A la muerte de Jorge V, en 1936, lo sucedió su hijo Eduardo VIII, quien debió elegir entre el trono y un casamiento de conveniencia y prefirió el dictado de su corazón, como lo recuerdan las crónicas sentimentales, y abdicó tras 325 días de reinado en favor de su hermano, coronado como Jorge VI, para casarse con una estadounidense divorciada, Wallis Simspon.

Jorge VI es ese rey tartamudo que se entrena con el australiano Lionel Logue para poder dar el discurso más dramático de su vida, el que anuncia el ingreso de Gran Bretaña en una nueva guerra contra Alemania, en 1939.

A este Jorge le tocó en suerte administrar la disolución del imperio que había construido su abuela un siglo antes. A su muerte, en 1952, lo sucedió su hija Isabel Alejandra Mary Windsor, quien se casa con Felipe Schleswig-Holstein-Sonderburg-Glücksburg y Battenberg. Este último apellido  es traducido también del alemán como Mountbatten, que es el nombre con que el Príncipe de Edinburgo pasó a llamarse para no acentuar el germanismo familiar. Por las dudas. La realeza británica es desde entonces como Mountbatten-Windsor, aunque prima el nombre del castillo cercano a Londres.

La última aparición pública de Isabel II -la primera en reinar como Windsor- fue el 21 de junio, cuando leyó el tradicional “Discurso de la Reina” en la ceremonia de apertura del año legislativo.

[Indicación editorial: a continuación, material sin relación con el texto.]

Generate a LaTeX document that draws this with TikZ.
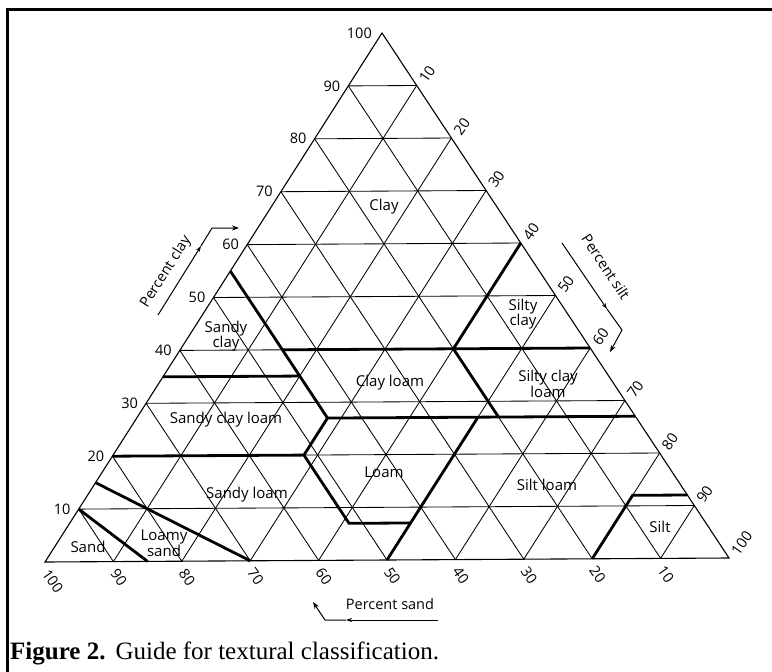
\documentclass[tikz,border=0pt]{standalone}
\usepackage{fontspec}
\setsansfont{Open Sans}
\newfontfamily\capfont{Liberation Serif}
\usetikzlibrary{arrows.meta}
\begin{document}
\begin{tikzpicture}[x=1pt,y=-1pt,
  gridline/.style={line width=0.85pt},
  outline/.style={line width=1.1pt,line join=miter},
  bound/.style={line width=2.8pt,line join=miter},
  lbl/.style={font=\sffamily\fontsize{15}{15.5}\selectfont,inner sep=0pt,align=center},
  tick/.style={font=\sffamily\fontsize{14.5}{16}\selectfont,inner sep=0pt},
  framel/.style={line width=3pt},
  axl/.style={line width=1pt},
  tipl/.style={-{Stealth[length=7pt,width=5pt]}},
  midtip/.style={-{Stealth[length=6pt,width=4pt]}}
]
\useasboundingbox (0,0) rectangle (772,672);
\fill[white] (0,0) rectangle (772,672);
% frame
\coordinate (f0) at (7.5,672);
\coordinate (f1) at (7.5,9.5);
\coordinate (f2) at (772,9.5);
\draw[framel] (f0) -- (f1) -- (f2);
% vertices
\coordinate (L) at (45,562);
\coordinate (R) at (729,558);
\coordinate (A) at (382,33);
% grid
\foreach \c in {10,20,...,90}{
  \pgfmathsetmacro\a{\c/100}
  \pgfmathsetmacro\r{1-\c/100}
  \draw[gridline] (barycentric cs:L=\r,R=0,A=\a) -- (barycentric cs:L=0,R=\r,A=\a);
  \draw[gridline] (barycentric cs:L=\a,R=\r,A=0) -- (barycentric cs:L=\a,R=0,A=\r);
  \draw[gridline] (barycentric cs:L=\r,R=\a,A=0) -- (barycentric cs:L=0,R=\a,A=\r);
}
\draw[outline] (L) -- (R) -- (A) -- cycle;
% boundaries
\coordinate (s1) at (barycentric cs:L=.90,R=0,A=.10);
\coordinate (s2) at (barycentric cs:L=.85,R=.15,A=0);
\coordinate (ls1) at (barycentric cs:L=.85,R=0,A=.15);
\coordinate (ls2) at (barycentric cs:L=.70,R=.30,A=0);
\coordinate (c20a) at (barycentric cs:L=.80,R=0,A=.20);
\coordinate (c20b) at (barycentric cs:L=.52,R=.28,A=.20);
\coordinate (c35a) at (barycentric cs:L=.65,R=0,A=.35);
\coordinate (c35b) at (barycentric cs:L=.45,R=.20,A=.35);
\coordinate (c55) at (barycentric cs:L=.45,R=0,A=.55);
\coordinate (c27a) at (barycentric cs:L=.45,R=.28,A=.27);
\coordinate (c27b) at (barycentric cs:L=0,R=.73,A=.27);
\coordinate (c7a) at (barycentric cs:L=.52,R=.41,A=.07);
\coordinate (c7b) at (barycentric cs:L=.43,R=.50,A=.07);
\coordinate (c40a) at (barycentric cs:L=.45,R=.15,A=.40);
\coordinate (c40b) at (barycentric cs:L=0,R=.60,A=.40);
\coordinate (c40m) at (barycentric cs:L=.20,R=.40,A=.40);
\coordinate (c60) at (barycentric cs:L=0,R=.40,A=.60);
\coordinate (s20b) at (barycentric cs:L=.20,R=.53,A=.27);
\coordinate (t50a) at (barycentric cs:L=.50,R=.50,A=0);
\coordinate (t50b) at (barycentric cs:L=.23,R=.50,A=.27);
\coordinate (t80a) at (barycentric cs:L=.20,R=.80,A=0);
\coordinate (t80b) at (barycentric cs:L=.08,R=.80,A=.12);
\coordinate (t80c) at (barycentric cs:L=0,R=.88,A=.12);
\draw[bound] (s1) -- (s2);
\draw[bound] (ls1) -- (ls2);
\draw[bound] (c20a) -- (c20b);
\draw[bound] (c35a) -- (c35b);
\draw[bound] (c55) -- (c27a) -- (c20b) -- (c7a) -- (c7b);
\draw[bound] (c40a) -- (c40b);
\draw[bound] (c40m) -- (c60);
\draw[bound] (c40m) -- (s20b);
\draw[bound] (c27a) -- (c27b);
\draw[bound] (t50a) -- (t50b);
\draw[bound] (t80a) -- (t80b) -- (t80c);
% clay ticks (left)
\foreach \c in {10,20,...,90}{
  \pgfmathsetmacro\a{\c/100}
  \pgfmathsetmacro\r{1-\c/100}
  \node[tick,anchor=east,xshift=-8pt] (cl\c) at (barycentric cs:L=\r,R=0,A=\a) {\c};
}
\node[tick,anchor=east,xshift=-10pt] (cl100) at (A) {100};
% silt ticks (right)
\foreach \c in {10,20,...,100}{
  \pgfmathsetmacro\a{\c/100}
  \pgfmathsetmacro\r{1-\c/100}
  \node[tick,xshift=5.5pt,yshift=4.5pt,rotate=55,anchor=west] (st\c) at (barycentric cs:L=0,R=\a,A=\r) {\c};
}
% sand ticks (bottom)
\foreach \c in {10,20,...,100}{
  \pgfmathsetmacro\a{\c/100}
  \pgfmathsetmacro\r{1-\c/100}
  \node[tick,xshift=0.5pt,yshift=-9pt,rotate=-55,anchor=west] (sd\c) at (barycentric cs:L=\a,R=\r,A=0) {\c};
}
% region labels
\node[lbl] (nclay) at (384,207) {Clay};
\node[lbl] (nsiltyclay) at (523,314) {Silty\\clay};
\node[lbl] (nsandyclay) at (226,336) {Sandy\\clay};
\node[lbl] (nclayloam) at (390,383) {Clay loam};
\node[lbl] (nscl) at (548,384) {Silty clay\\loam};
\node[lbl] (nsdcl) at (226,420) {Sandy clay loam};
\node[lbl] (nloam) at (384,472) {Loam};
\node[lbl] (nsandyloam) at (247,495) {Sandy loam};
\node[lbl] (nsiltloam) at (547,485) {Silt loam};
\node[lbl] (nsilt) at (660,527) {Silt};
\node[lbl] (nsand) at (88,547) {Sand};
\node[lbl] (nloamysand) at (164,543) {Loamy\\sand};
% axis titles
\node[tick,rotate=57.5] (tclay) at (166,272) {Percent clay};
\node[tick,rotate=-56.5] (tsilt) at (606,267) {Percent silt};
\node[tick] (tsand) at (390,604) {Percent sand};
% axis arrows
\coordinate (pc1) at (158,315);
\coordinate (pcm) at (201,246);
\coordinate (pc2) at (212,228);
\coordinate (pc3) at (239,228);
\draw[axl,midtip] (pc1) -- (pcm);
\draw[axl,tipl] (pcm) -- (pc2) -- (pc3);
\coordinate (ps1) at (562,243);
\coordinate (psm) at (607,309);
\coordinate (ps2) at (622,330);
\coordinate (ps3) at (610,352);
\draw[axl,midtip] (ps1) -- (psm);
\draw[axl,tipl] (psm) -- (ps2) -- (ps3);
\coordinate (pa1) at (438,620);
\coordinate (pam) at (346,620);
\coordinate (pa2) at (325,620);
\coordinate (pa3) at (313,602);
\draw[axl,midtip] (pa1) -- (pam);
\draw[axl,tipl] (pam) -- (pa2) -- (pa3);
% caption
\node[anchor=base west,inner sep=0pt,font=\capfont\fontsize{25}{27}\selectfont] (cap) at (10,659) {\textbf{Figure 2.}\hspace{0.4em}Guide for textural classification.};
\end{tikzpicture}
\end{document}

Días aciagos para la mujer que ostenta el título de monarca de los 16 estados que conforman la Comunidad Británica de Naciones –creada por su padre para mantener algún tipo de ligazón con las antiguos territorios imperiales- , cuando el país inicia el proceso de separación de la Unión Europea. De la mano de un gobierno conservador, el de Theresa May, debilitado por el resultado de las últimas elecciones, que enfrenta otra vez a Alemania, gobernada por la durísima Angela Merkel.